EXERCISE REQUIREMENTS: Write out the opening lines of the data word for word, up to and including the line with "150, 170, 190];", and leave every picture and every later line out.
******************************
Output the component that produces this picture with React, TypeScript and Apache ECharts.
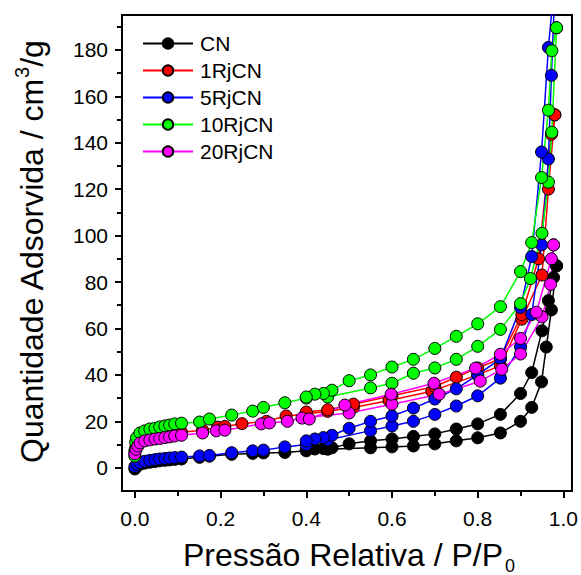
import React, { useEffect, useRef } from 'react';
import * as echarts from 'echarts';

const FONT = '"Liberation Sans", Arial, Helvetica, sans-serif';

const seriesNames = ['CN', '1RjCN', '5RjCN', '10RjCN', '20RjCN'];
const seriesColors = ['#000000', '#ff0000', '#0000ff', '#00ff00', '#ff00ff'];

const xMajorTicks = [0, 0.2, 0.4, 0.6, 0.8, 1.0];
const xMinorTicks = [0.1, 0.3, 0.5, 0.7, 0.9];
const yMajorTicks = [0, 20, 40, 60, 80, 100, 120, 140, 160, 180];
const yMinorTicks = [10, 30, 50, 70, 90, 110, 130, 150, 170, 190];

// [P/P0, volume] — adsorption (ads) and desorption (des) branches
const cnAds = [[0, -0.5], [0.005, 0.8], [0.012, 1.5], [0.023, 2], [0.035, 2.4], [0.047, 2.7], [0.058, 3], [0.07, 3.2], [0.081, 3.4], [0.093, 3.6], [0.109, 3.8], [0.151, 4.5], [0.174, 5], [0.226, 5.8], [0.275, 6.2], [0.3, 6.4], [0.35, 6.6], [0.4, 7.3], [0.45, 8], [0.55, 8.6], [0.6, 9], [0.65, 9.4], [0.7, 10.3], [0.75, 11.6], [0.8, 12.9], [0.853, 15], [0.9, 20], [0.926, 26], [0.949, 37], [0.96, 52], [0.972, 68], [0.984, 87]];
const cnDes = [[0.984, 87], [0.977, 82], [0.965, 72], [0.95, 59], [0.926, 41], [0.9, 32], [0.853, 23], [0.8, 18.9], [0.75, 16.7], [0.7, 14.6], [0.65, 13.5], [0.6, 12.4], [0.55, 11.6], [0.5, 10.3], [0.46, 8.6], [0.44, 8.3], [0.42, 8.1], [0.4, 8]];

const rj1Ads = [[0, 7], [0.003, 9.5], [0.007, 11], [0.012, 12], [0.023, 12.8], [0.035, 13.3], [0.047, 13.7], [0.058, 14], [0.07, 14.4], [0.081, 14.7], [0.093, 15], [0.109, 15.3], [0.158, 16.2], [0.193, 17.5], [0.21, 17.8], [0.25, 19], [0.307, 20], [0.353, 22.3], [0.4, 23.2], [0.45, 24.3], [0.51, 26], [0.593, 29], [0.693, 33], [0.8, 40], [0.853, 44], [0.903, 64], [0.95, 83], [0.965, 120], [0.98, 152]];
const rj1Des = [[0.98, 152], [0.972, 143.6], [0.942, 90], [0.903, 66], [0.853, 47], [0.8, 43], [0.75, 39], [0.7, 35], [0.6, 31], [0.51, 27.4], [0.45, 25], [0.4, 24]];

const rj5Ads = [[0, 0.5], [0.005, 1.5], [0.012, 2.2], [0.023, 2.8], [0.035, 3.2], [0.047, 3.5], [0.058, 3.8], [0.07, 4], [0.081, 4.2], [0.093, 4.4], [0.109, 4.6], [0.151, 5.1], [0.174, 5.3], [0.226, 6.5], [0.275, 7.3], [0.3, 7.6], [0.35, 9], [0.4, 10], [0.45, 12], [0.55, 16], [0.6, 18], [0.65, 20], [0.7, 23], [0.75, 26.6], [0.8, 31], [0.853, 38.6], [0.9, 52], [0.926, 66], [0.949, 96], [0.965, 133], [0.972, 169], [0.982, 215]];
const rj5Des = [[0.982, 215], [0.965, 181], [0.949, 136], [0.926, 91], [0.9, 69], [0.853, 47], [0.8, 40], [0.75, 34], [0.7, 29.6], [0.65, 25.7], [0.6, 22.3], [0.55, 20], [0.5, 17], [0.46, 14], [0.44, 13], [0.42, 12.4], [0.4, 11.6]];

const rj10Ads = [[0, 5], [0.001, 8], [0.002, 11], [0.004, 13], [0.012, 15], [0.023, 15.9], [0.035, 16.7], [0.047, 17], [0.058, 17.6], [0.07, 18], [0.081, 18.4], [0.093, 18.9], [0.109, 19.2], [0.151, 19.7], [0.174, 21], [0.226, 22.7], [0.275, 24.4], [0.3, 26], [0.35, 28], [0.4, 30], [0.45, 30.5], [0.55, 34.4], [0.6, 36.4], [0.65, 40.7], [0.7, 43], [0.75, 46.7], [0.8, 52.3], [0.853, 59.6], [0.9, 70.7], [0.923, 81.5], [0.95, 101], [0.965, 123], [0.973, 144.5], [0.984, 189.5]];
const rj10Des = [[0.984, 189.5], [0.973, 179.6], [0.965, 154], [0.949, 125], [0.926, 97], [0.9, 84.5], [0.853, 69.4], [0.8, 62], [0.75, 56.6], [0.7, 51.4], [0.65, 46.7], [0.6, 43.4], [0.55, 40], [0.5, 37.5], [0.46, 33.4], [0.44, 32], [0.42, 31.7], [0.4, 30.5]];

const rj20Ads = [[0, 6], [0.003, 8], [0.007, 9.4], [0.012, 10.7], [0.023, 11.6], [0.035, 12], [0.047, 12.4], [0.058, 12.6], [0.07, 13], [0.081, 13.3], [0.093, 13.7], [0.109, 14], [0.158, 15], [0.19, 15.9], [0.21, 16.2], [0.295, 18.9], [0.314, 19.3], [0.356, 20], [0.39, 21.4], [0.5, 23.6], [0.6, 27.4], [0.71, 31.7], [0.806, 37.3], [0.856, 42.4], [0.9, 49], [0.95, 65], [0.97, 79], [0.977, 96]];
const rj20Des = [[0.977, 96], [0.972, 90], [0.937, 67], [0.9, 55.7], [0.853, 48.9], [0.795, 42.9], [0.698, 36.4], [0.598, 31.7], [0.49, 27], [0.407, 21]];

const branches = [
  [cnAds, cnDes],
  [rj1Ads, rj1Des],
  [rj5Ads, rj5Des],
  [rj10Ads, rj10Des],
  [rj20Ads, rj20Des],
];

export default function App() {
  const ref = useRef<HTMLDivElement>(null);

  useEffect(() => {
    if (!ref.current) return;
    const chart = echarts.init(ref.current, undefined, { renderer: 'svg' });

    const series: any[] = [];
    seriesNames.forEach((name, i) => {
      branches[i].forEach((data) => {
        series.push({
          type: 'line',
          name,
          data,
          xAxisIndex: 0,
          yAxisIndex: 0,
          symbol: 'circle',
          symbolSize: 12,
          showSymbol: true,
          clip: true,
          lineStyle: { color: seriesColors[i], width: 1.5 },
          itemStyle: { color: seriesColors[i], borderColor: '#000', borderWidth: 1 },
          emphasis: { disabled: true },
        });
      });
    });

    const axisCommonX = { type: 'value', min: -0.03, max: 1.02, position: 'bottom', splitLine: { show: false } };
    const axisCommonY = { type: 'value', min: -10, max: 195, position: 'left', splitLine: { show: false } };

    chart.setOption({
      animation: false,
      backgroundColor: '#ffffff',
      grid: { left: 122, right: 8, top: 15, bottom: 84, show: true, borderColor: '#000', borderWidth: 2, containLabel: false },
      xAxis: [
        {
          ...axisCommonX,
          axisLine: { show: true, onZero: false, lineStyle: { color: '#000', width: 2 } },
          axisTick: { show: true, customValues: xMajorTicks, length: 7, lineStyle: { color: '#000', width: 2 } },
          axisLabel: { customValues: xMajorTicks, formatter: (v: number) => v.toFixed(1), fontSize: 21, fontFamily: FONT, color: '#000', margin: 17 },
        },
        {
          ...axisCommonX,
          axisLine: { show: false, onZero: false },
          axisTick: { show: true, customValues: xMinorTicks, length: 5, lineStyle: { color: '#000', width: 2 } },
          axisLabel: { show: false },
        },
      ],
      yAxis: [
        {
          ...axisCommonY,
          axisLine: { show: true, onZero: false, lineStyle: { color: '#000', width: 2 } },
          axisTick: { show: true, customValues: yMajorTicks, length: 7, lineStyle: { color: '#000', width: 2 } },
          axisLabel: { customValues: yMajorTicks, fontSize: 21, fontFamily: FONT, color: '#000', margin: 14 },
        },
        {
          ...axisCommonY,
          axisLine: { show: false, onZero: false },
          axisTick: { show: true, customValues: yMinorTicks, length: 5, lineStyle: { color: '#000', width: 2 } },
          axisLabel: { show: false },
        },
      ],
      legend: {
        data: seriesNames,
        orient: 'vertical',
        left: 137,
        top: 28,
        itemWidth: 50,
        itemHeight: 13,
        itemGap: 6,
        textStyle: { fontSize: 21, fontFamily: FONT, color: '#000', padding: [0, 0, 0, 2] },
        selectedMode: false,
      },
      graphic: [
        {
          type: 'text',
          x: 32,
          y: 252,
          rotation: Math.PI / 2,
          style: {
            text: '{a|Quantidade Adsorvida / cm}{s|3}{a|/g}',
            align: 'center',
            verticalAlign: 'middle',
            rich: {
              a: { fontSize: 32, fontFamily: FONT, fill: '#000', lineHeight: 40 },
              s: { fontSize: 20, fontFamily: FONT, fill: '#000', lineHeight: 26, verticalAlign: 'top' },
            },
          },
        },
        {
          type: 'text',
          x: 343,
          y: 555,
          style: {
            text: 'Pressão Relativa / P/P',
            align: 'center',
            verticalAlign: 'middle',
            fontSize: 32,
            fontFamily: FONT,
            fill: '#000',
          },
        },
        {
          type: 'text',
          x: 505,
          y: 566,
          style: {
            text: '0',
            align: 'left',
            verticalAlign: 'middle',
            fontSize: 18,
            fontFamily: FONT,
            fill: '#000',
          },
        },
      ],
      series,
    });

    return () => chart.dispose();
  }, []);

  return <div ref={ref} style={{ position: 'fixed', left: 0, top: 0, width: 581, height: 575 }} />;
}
******************************
FINISHED TASK:
Output the component that produces this picture with React, TypeScript and Apache ECharts.
import React, { useEffect, useRef } from 'react';
import * as echarts from 'echarts';

const FONT = '"Liberation Sans", Arial, Helvetica, sans-serif';

const seriesNames = ['CN', '1RjCN', '5RjCN', '10RjCN', '20RjCN'];
const seriesColors = ['#000000', '#ff0000', '#0000ff', '#00ff00', '#ff00ff'];

const xMajorTicks = [0, 0.2, 0.4, 0.6, 0.8, 1.0];
const xMinorTicks = [0.1, 0.3, 0.5, 0.7, 0.9];
const yMajorTicks = [0, 20, 40, 60, 80, 100, 120, 140, 160, 180];
const yMinorTicks = [10, 30, 50, 70, 90, 110, 130, 150, 170, 190];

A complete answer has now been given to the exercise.